* **Stated task**: Drop every picture, then transcribe the remaining data exactly.

────────────────────────────────────────

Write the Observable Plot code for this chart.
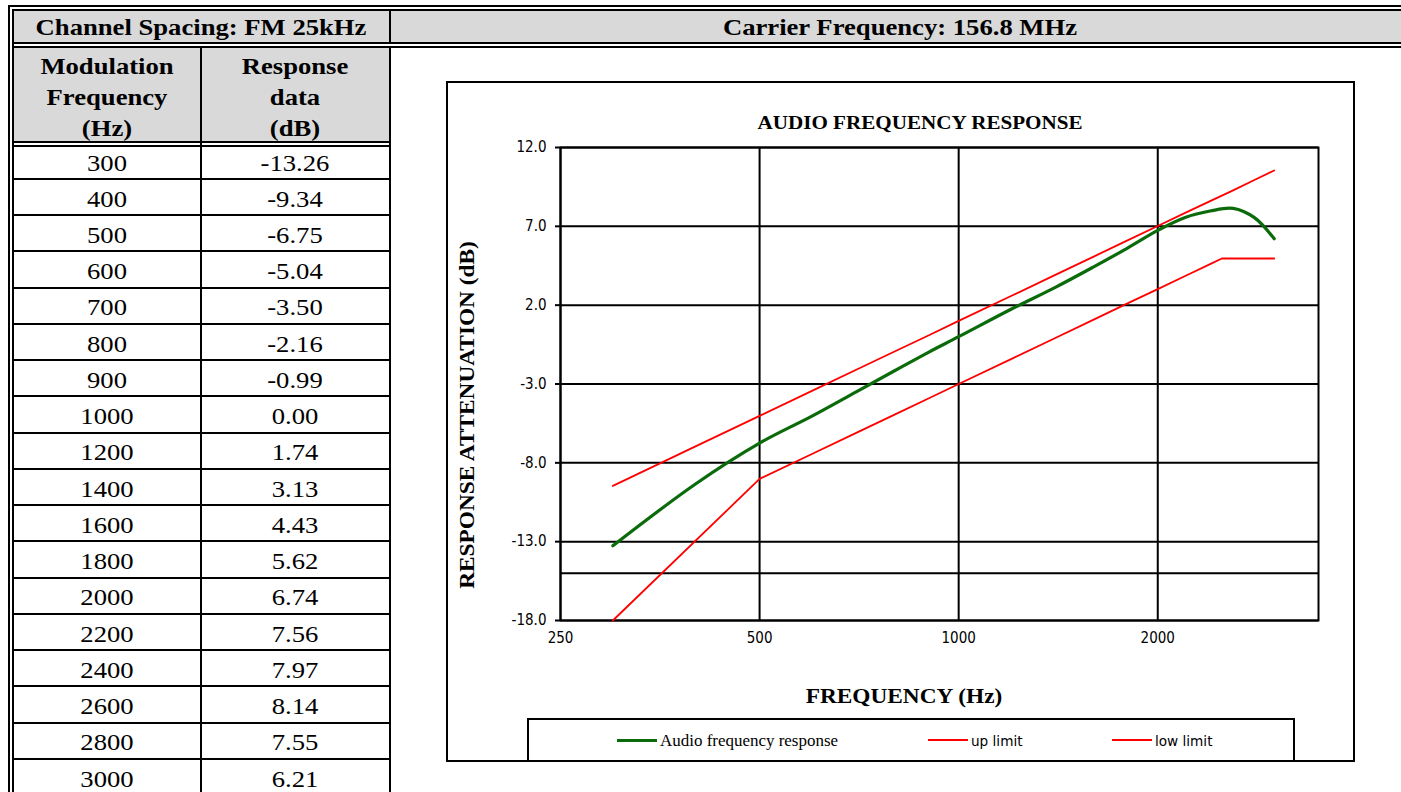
<!DOCTYPE html>
<html><head><meta charset="utf-8">
<script src="https://cdn.jsdelivr.net/npm/d3@7"></script>
<script src="https://cdn.jsdelivr.net/npm/@observablehq/plot@0.6"></script>
<style>
html,body{margin:0;padding:0;background:#fff;}
body{width:1401px;height:792px;overflow:hidden;position:relative;font-family:"Liberation Serif","Times New Roman",serif;color:#000;}
.blk{position:absolute;background:#000;}
.gray{position:absolute;background:#d9d9d9;}
.ct{position:absolute;text-align:center;transform:translate(-50%,-50%) scaleX(1.11);white-space:nowrap;line-height:1;}
.lt{position:absolute;transform:translate(0,-50%);transform-origin:0 50%;white-space:nowrap;line-height:1;}
</style></head><body>
<script>
// ---- data ----
const headerLeft = "Channel Spacing: FM 25kHz";
const headerRight = "Carrier Frequency: 156.8 MHz";
const colHead1 = ["Modulation","Frequency","(Hz)"];
const colHead2 = ["Response","data","(dB)"];
const freqs = [300,400,500,600,700,800,900,1000,1200,1400,1600,1800,2000,2200,2400,2600,2800,3000];
const response = [-13.26,-9.34,-6.75,-5.04,-3.50,-2.16,-0.99,0.00,1.74,3.13,4.43,5.62,6.74,7.56,7.97,8.14,7.55,6.21];
const responseText = ["-13.26","-9.34","-6.75","-5.04","-3.50","-2.16","-0.99","0.00","1.74","3.13","4.43","5.62","6.74","7.56","7.97","8.14","7.55","6.21"];
const upFreqs = [300,400,500,600,700,800,900,1000,1200,1400,1600,1800,2000,2200,2400,2600,2800,3000];
const upLimit = [-9.46,-6.96,-5.02,-3.44,-2.10,-0.94,0.08,1.00,2.58,3.92,5.08,6.11,7.02,7.85,8.60,9.28,9.94,10.54];
const lowFreqs = [300,500,600,700,800,900,1000,1200,1400,1600,1800,2000,2200,2400,2500,2600,2800,3000];
const lowLimit = [-18.00,-9.02,-7.44,-6.10,-4.94,-3.92,-3.00,-1.42,-0.08,1.08,2.11,3.02,3.85,4.60,4.96,4.96,4.96,4.96];
const xTicks = [250,500,1000,2000];
const xDomain = [250,3500];
const yTicks = [-18,-13,-8,-3,2,7,12];
const yDomain = [-18,12];
const extraLine = [-15];
const chartTitle = "AUDIO FREQUENCY RESPONSE";
const xLabel = "FREQUENCY (Hz)";
const yLabel = "RESPONSE ATTENUATION  (dB)";
const narrow = '"Liberation Sans Narrow","Arial Narrow","DejaVu Sans Condensed",sans-serif';
const legendItems = [
  {name:"Audio frequency response", color:"#0b6b0b", width:3, font:'16px "Liberation Serif",serif', sx:1.06, x:617},
  {name:"up limit", color:"#ff0000", width:2, font:'14px '+narrow, sx:1.08, x:928},
  {name:"low limit", color:"#ff0000", width:2, font:'14px '+narrow, sx:1.08, x:1112}
];

// ---- helpers ----
function box(x,y,w,h,cls){const d=document.createElement('div');d.className=cls;Object.assign(d.style,{left:x+'px',top:y+'px',width:w+'px',height:h+'px'});document.body.appendChild(d);return d;}
function txt(x,y,s,style,cls){const d=document.createElement('div');d.className=cls||'ct';d.textContent=s;d.style.left=x+'px';d.style.top=y+'px';Object.assign(d.style,style||{});document.body.appendChild(d);return d;}

// ---- table frame ----
box(14,11,1387,31,'gray');
box(14,48,375,93,'gray');
box(8,5,1393,2,'blk'); box(12,9,1389,2,'blk');
box(8,5,2,787,'blk'); box(12,9,2,783,'blk');
box(12,42,1389,2,'blk'); box(12,46,1389,2,'blk');
box(389,11,2,31,'blk');
box(389,48,2,744,'blk');
box(200,48,2,744,'blk');
box(12,141,378,2,'blk'); box(12,145,378,2,'blk');

const bold24 = {fontWeight:'bold',fontSize:'24px'};
txt(201,27,headerLeft,bold24);
txt(900,27,headerRight,bold24);
colHead1.forEach((s,i)=>txt(107,66+i*31,s,bold24));
colHead2.forEach((s,i)=>txt(295,66+i*31,s,bold24));
const rowH = 36.24;
freqs.forEach((f,k)=>{
  const cy = 162.5 + rowH*k;
  txt(107,cy,String(f),{fontSize:'24px'});
  txt(295,cy,responseText[k],{fontSize:'24px'});
  if(k<freqs.length-1) box(14,Math.round(178+rowH*k),375,2,'blk');
});

// ---- chart box ----
const cb = box(446,81,909,681,'');
cb.style.position='absolute'; cb.style.border='2px solid #000'; cb.style.boxSizing='border-box';

const up = upFreqs.map((f,i)=>({f,v:upLimit[i]}));
const low = lowFreqs.map((f,i)=>({f,v:lowLimit[i]}));
const resp = freqs.map((f,i)=>({f,v:response[i]}));
const chart = Plot.plot({
  width:909, height:681, marginLeft:114, marginRight:37, marginTop:66, marginBottom:142,
  style:{fontFamily:narrow, fontSize:'15px', color:'#000', background:'transparent', overflow:'visible'},
  x:{type:'log', domain:xDomain, label:null},
  y:{domain:yDomain, label:null},
  marks:[
    Plot.ruleY(yTicks.concat(extraLine), {stroke:'#000', strokeWidth:2}),
    Plot.ruleX(xTicks, {stroke:'#000', strokeWidth:2}),
    Plot.frame({stroke:'#000', strokeWidth:2}),
    Plot.line(up, {x:'f', y:'v', stroke:'#ff0000', strokeWidth:1.8}),
    Plot.line(low, {x:'f', y:'v', stroke:'#ff0000', strokeWidth:1.8}),
    Plot.line(resp, {x:'f', y:'v', stroke:'#0b6b0b', strokeWidth:3.2, curve:'catmull-rom'}),
    Plot.axisY({ticks:yTicks, tickFormat:d=>d.toFixed(1), tickSize:5, tickPadding:9, stroke:'#000', strokeWidth:2, label:null}),
    Plot.axisX({ticks:xTicks, tickFormat:d=>String(d), tickSize:0, tickPadding:12, label:null})
  ]
});
chart.style.position='absolute'; chart.style.left='446px'; chart.style.top='81px';
document.body.appendChild(chart);

txt(920,122,chartTitle,{fontWeight:'bold',fontSize:'19px'});
txt(904,696,xLabel,{fontWeight:'bold',fontSize:'21px'});
txt(467,415,yLabel,{fontWeight:'bold',fontSize:'21px',transform:'translate(-50%,-50%) rotate(-90deg) scaleX(1.11)'});

// ---- legend ----
const lg = box(527,718,768,44,'');
lg.style.position='absolute'; lg.style.border='2px solid #000'; lg.style.borderBottom='none'; lg.style.boxSizing='border-box';
legendItems.forEach(it=>{
  box(it.x,740-it.width/2,40,it.width,'blk').style.background=it.color;
  txt(it.x+43,741,it.name,{font:it.font,transform:'translate(0,-50%) scaleX('+it.sx+')'},'lt');
});
</script>
</body></html>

────────────────────────────────────────

* **Answer to the exercise**:
Write the Observable Plot code for this chart.
<!DOCTYPE html>
<html><head><meta charset="utf-8">
<script src="https://cdn.jsdelivr.net/npm/d3@7"></script>
<script src="https://cdn.jsdelivr.net/npm/@observablehq/plot@0.6"></script>
<style>
html,body{margin:0;padding:0;background:#fff;}
body{width:1401px;height:792px;overflow:hidden;position:relative;font-family:"Liberation Serif","Times New Roman",serif;color:#000;}
.blk{position:absolute;background:#000;}
.gray{position:absolute;background:#d9d9d9;}
.ct{position:absolute;text-align:center;transform:translate(-50%,-50%) scaleX(1.11);white-space:nowrap;line-height:1;}
.lt{position:absolute;transform:translate(0,-50%);transform-origin:0 50%;white-space:nowrap;line-height:1;}
</style></head><body>
<script>
// ---- data ----
const headerLeft = "Channel Spacing: FM 25kHz";
const headerRight = "Carrier Frequency: 156.8 MHz";
const colHead1 = ["Modulation","Frequency","(Hz)"];
const colHead2 = ["Response","data","(dB)"];
const freqs = [300,400,500,600,700,800,900,1000,1200,1400,1600,1800,2000,2200,2400,2600,2800,3000];
const response = [-13.26,-9.34,-6.75,-5.04,-3.50,-2.16,-0.99,0.00,1.74,3.13,4.43,5.62,6.74,7.56,7.97,8.14,7.55,6.21];
const responseText = ["-13.26","-9.34","-6.75","-5.04","-3.50","-2.16","-0.99","0.00","1.74","3.13","4.43","5.62","6.74","7.56","7.97","8.14","7.55","6.21"];
const upFreqs = [300,400,500,600,700,800,900,1000,1200,1400,1600,1800,2000,2200,2400,2600,2800,3000];
const upLimit = [-9.46,-6.96,-5.02,-3.44,-2.10,-0.94,0.08,1.00,2.58,3.92,5.08,6.11,7.02,7.85,8.60,9.28,9.94,10.54];
const lowFreqs = [300,500,600,700,800,900,1000,1200,1400,1600,1800,2000,2200,2400,2500,2600,2800,3000];
const lowLimit = [-18.00,-9.02,-7.44,-6.10,-4.94,-3.92,-3.00,-1.42,-0.08,1.08,2.11,3.02,3.85,4.60,4.96,4.96,4.96,4.96];
const xTicks = [250,500,1000,2000];
const xDomain = [250,3500];
const yTicks = [-18,-13,-8,-3,2,7,12];
const yDomain = [-18,12];
const extraLine = [-15];
const chartTitle = "AUDIO FREQUENCY RESPONSE";
const xLabel = "FREQUENCY (Hz)";
const yLabel = "RESPONSE ATTENUATION  (dB)";
const narrow = '"Liberation Sans Narrow","Arial Narrow","DejaVu Sans Condensed",sans-serif';
const legendItems = [
  {name:"Audio frequency response", color:"#0b6b0b", width:3, font:'16px "Liberation Serif",serif', sx:1.06, x:617},
  {name:"up limit", color:"#ff0000", width:2, font:'14px '+narrow, sx:1.08, x:928},
  {name:"low limit", color:"#ff0000", width:2, font:'14px '+narrow, sx:1.08, x:1112}
];

// ---- helpers ----
function box(x,y,w,h,cls){const d=document.createElement('div');d.className=cls;Object.assign(d.style,{left:x+'px',top:y+'px',width:w+'px',height:h+'px'});document.body.appendChild(d);return d;}
function txt(x,y,s,style,cls){const d=document.createElement('div');d.className=cls||'ct';d.textContent=s;d.style.left=x+'px';d.style.top=y+'px';Object.assign(d.style,style||{});document.body.appendChild(d);return d;}

// ---- table frame ----
box(14,11,1387,31,'gray');
box(14,48,375,93,'gray');
box(8,5,1393,2,'blk'); box(12,9,1389,2,'blk');
box(8,5,2,787,'blk'); box(12,9,2,783,'blk');
box(12,42,1389,2,'blk'); box(12,46,1389,2,'blk');
box(389,11,2,31,'blk');
box(389,48,2,744,'blk');
box(200,48,2,744,'blk');
box(12,141,378,2,'blk'); box(12,145,378,2,'blk');

const bold24 = {fontWeight:'bold',fontSize:'24px'};
txt(201,27,headerLeft,bold24);
txt(900,27,headerRight,bold24);
colHead1.forEach((s,i)=>txt(107,66+i*31,s,bold24));
colHead2.forEach((s,i)=>txt(295,66+i*31,s,bold24));
const rowH = 36.24;
freqs.forEach((f,k)=>{
  const cy = 162.5 + rowH*k;
  txt(107,cy,String(f),{fontSize:'24px'});
  txt(295,cy,responseText[k],{fontSize:'24px'});
  if(k<freqs.length-1) box(14,Math.round(178+rowH*k),375,2,'blk');
});

// ---- chart box ----
const cb = box(446,81,909,681,'');
cb.style.position='absolute'; cb.style.border='2px solid #000'; cb.style.boxSizing='border-box';

const up = upFreqs.map((f,i)=>({f,v:upLimit[i]}));
const low = lowFreqs.map((f,i)=>({f,v:lowLimit[i]}));
const resp = freqs.map((f,i)=>({f,v:response[i]}));
const chart = Plot.plot({
  width:909, height:681, marginLeft:114, marginRight:37, marginTop:66, marginBottom:142,
  style:{fontFamily:narrow, fontSize:'15px', color:'#000', background:'transparent', overflow:'visible'},
  x:{type:'log', domain:xDomain, label:null},
  y:{domain:yDomain, label:null},
  marks:[
    Plot.ruleY(yTicks.concat(extraLine), {stroke:'#000', strokeWidth:2}),
    Plot.ruleX(xTicks, {stroke:'#000', strokeWidth:2}),
    Plot.frame({stroke:'#000', strokeWidth:2}),
    Plot.line(up, {x:'f', y:'v', stroke:'#ff0000', strokeWidth:1.8}),
    Plot.line(low, {x:'f', y:'v', stroke:'#ff0000', strokeWidth:1.8}),
    Plot.line(resp, {x:'f', y:'v', stroke:'#0b6b0b', strokeWidth:3.2, curve:'catmull-rom'}),
    Plot.axisY({ticks:yTicks, tickFormat:d=>d.toFixed(1), tickSize:5, tickPadding:9, stroke:'#000', strokeWidth:2, label:null}),
    Plot.axisX({ticks:xTicks, tickFormat:d=>String(d), tickSize:0, tickPadding:12, label:null})
  ]
});
chart.style.position='absolute'; chart.style.left='446px'; chart.style.top='81px';
document.body.appendChild(chart);

txt(920,122,chartTitle,{fontWeight:'bold',fontSize:'19px'});
txt(904,696,xLabel,{fontWeight:'bold',fontSize:'21px'});
txt(467,415,yLabel,{fontWeight:'bold',fontSize:'21px',transform:'translate(-50%,-50%) rotate(-90deg) scaleX(1.11)'});

// ---- legend ----
const lg = box(527,718,768,44,'');
lg.style.position='absolute'; lg.style.border='2px solid #000'; lg.style.borderBottom='none'; lg.style.boxSizing='border-box';
legendItems.forEach(it=>{
  box(it.x,740-it.width/2,40,it.width,'blk').style.background=it.color;
  txt(it.x+43,741,it.name,{font:it.font,transform:'translate(0,-50%) scaleX('+it.sx+')'},'lt');
});
</script>
</body></html>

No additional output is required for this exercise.